[Collected data entries]
Start

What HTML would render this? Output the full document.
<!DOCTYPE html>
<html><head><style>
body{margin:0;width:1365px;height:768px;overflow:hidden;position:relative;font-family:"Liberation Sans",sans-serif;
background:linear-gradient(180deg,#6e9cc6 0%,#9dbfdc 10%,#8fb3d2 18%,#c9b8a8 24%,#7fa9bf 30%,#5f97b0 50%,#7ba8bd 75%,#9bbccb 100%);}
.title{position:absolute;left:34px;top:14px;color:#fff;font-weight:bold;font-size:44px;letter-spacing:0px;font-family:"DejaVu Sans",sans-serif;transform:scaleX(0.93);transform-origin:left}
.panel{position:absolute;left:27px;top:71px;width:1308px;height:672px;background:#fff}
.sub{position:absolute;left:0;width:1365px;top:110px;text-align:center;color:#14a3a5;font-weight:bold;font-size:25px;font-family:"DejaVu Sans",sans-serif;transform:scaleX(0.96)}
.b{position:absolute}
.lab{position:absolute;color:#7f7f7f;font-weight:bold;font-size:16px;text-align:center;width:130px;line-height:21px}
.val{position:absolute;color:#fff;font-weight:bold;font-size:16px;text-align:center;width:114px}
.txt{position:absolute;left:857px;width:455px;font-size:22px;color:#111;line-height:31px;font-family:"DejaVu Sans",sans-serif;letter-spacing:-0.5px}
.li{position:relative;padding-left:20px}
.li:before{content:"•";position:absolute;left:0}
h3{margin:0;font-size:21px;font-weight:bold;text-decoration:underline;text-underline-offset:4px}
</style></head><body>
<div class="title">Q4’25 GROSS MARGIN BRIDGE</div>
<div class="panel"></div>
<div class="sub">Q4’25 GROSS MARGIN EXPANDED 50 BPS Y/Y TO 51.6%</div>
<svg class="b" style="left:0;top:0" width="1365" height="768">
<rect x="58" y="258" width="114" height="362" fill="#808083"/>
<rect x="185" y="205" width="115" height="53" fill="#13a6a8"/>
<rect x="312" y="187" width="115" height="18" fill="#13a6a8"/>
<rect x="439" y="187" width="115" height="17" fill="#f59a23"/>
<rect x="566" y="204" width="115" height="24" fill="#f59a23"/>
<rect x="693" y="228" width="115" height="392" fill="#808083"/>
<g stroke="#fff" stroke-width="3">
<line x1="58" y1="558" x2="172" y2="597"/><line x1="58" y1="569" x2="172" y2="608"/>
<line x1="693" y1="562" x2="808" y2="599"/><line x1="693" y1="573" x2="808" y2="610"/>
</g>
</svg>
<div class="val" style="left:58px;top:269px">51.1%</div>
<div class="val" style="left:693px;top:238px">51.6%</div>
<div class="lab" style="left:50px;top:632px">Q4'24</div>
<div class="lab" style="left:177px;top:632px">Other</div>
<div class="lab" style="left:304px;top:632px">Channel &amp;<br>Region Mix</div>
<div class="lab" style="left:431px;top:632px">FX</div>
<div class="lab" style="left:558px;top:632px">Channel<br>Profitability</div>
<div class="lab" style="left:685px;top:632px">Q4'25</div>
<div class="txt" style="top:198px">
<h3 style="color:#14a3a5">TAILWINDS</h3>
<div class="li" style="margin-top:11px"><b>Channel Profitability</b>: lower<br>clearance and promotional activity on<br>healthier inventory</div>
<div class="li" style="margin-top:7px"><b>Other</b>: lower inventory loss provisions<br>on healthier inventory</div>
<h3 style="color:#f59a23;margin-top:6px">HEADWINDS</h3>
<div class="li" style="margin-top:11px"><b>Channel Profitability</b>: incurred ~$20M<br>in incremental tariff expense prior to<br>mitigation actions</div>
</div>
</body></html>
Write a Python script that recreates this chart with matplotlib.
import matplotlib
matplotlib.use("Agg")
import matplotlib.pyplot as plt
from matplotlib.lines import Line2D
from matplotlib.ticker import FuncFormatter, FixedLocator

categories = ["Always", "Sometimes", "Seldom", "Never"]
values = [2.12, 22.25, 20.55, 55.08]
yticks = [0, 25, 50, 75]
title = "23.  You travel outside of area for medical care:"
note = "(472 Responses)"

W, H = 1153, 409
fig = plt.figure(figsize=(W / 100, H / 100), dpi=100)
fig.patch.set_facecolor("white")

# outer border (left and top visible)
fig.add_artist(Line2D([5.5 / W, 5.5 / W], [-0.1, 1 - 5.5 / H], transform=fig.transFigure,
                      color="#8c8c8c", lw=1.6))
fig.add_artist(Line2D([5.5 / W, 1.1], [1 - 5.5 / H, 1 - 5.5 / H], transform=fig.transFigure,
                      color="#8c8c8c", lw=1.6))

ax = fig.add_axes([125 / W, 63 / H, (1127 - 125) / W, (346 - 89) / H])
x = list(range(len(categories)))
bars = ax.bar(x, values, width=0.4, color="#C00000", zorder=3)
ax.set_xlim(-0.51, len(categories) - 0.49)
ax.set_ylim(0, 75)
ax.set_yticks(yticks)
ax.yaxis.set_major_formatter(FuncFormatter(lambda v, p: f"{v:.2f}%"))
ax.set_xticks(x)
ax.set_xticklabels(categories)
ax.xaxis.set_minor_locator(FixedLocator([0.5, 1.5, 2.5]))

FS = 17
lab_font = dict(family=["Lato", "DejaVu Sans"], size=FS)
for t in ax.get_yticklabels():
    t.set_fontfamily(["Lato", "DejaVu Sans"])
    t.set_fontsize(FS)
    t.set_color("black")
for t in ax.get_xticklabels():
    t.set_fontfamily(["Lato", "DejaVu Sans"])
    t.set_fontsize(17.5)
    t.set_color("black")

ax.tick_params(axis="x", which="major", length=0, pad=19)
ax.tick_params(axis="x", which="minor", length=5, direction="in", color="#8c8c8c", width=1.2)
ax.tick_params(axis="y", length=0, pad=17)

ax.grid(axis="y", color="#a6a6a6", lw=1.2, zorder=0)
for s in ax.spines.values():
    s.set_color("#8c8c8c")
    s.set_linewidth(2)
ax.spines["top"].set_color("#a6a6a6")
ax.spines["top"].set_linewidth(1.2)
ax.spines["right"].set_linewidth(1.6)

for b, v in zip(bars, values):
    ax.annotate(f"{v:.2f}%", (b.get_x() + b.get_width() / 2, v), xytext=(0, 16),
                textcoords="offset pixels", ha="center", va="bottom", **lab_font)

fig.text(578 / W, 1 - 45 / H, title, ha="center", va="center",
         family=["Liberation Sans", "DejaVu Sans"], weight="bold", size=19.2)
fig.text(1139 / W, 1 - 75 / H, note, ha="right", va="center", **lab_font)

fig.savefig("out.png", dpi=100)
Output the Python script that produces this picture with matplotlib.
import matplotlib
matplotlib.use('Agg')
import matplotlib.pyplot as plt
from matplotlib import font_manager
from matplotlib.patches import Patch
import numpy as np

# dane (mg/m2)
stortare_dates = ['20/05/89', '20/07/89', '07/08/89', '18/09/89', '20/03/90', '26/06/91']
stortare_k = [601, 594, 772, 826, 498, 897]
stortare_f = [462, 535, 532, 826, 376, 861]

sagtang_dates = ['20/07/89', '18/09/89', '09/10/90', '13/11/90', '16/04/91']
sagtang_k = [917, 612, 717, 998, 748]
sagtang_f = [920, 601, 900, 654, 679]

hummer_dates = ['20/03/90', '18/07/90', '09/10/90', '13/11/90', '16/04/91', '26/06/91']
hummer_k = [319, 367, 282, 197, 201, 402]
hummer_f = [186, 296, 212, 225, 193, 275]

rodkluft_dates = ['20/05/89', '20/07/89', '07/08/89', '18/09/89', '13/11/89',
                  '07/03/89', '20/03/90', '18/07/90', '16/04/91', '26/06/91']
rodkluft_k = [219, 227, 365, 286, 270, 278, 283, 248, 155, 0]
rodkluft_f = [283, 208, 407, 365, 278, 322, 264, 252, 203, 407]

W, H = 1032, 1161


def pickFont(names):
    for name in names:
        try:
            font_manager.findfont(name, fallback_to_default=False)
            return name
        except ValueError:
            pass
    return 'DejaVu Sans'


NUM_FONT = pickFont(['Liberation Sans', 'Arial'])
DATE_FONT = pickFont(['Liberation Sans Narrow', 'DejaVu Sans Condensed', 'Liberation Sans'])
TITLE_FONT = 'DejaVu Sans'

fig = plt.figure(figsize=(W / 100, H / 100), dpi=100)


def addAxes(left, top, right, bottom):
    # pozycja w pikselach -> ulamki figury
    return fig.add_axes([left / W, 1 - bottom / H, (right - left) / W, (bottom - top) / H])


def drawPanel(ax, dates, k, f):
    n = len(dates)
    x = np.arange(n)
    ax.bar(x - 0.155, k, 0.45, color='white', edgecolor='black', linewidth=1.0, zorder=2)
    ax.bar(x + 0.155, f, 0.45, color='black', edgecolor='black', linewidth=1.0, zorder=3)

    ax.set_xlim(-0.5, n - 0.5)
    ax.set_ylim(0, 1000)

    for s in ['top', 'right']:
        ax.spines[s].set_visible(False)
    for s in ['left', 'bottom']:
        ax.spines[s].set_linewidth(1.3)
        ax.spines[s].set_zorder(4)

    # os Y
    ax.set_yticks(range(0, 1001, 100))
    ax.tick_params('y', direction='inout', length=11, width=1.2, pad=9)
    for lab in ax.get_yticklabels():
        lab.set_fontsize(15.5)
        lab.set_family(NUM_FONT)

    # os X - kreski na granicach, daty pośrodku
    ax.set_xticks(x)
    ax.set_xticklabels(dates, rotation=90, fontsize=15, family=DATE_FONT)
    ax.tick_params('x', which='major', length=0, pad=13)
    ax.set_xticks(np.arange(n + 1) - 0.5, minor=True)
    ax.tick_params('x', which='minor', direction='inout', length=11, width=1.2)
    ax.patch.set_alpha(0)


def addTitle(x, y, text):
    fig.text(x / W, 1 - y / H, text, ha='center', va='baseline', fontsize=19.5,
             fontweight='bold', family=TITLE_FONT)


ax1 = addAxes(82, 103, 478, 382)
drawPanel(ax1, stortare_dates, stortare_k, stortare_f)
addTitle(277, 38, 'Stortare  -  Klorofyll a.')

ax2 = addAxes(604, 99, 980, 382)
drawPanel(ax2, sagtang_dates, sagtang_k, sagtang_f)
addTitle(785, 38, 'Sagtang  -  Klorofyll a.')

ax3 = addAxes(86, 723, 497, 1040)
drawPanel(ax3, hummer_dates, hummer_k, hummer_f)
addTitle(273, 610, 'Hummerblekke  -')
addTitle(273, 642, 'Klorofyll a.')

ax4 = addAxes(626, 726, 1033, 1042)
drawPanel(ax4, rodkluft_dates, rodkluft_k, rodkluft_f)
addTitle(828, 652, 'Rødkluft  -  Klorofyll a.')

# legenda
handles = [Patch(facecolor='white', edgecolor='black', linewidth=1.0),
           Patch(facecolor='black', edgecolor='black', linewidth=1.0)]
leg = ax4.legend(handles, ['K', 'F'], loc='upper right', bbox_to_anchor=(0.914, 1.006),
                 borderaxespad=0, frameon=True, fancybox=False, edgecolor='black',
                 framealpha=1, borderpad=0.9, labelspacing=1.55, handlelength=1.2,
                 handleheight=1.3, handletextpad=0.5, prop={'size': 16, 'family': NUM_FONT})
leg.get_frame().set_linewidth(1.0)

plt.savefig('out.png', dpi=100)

End

OBJECTIVE: Extract the span of lines that starts with the line containing "Output the Python" and ends with the line containing "sagtang_f = [920, 601, 900, 654, 679]". Keep it exact and add nothing.

COMPLETE RESPONSE:
Output the Python script that produces this picture with matplotlib.
import matplotlib
matplotlib.use('Agg')
import matplotlib.pyplot as plt
from matplotlib import font_manager
from matplotlib.patches import Patch
import numpy as np

# dane (mg/m2)
stortare_dates = ['20/05/89', '20/07/89', '07/08/89', '18/09/89', '20/03/90', '26/06/91']
stortare_k = [601, 594, 772, 826, 498, 897]
stortare_f = [462, 535, 532, 826, 376, 861]

sagtang_dates = ['20/07/89', '18/09/89', '09/10/90', '13/11/90', '16/04/91']
sagtang_k = [917, 612, 717, 998, 748]
sagtang_f = [920, 601, 900, 654, 679]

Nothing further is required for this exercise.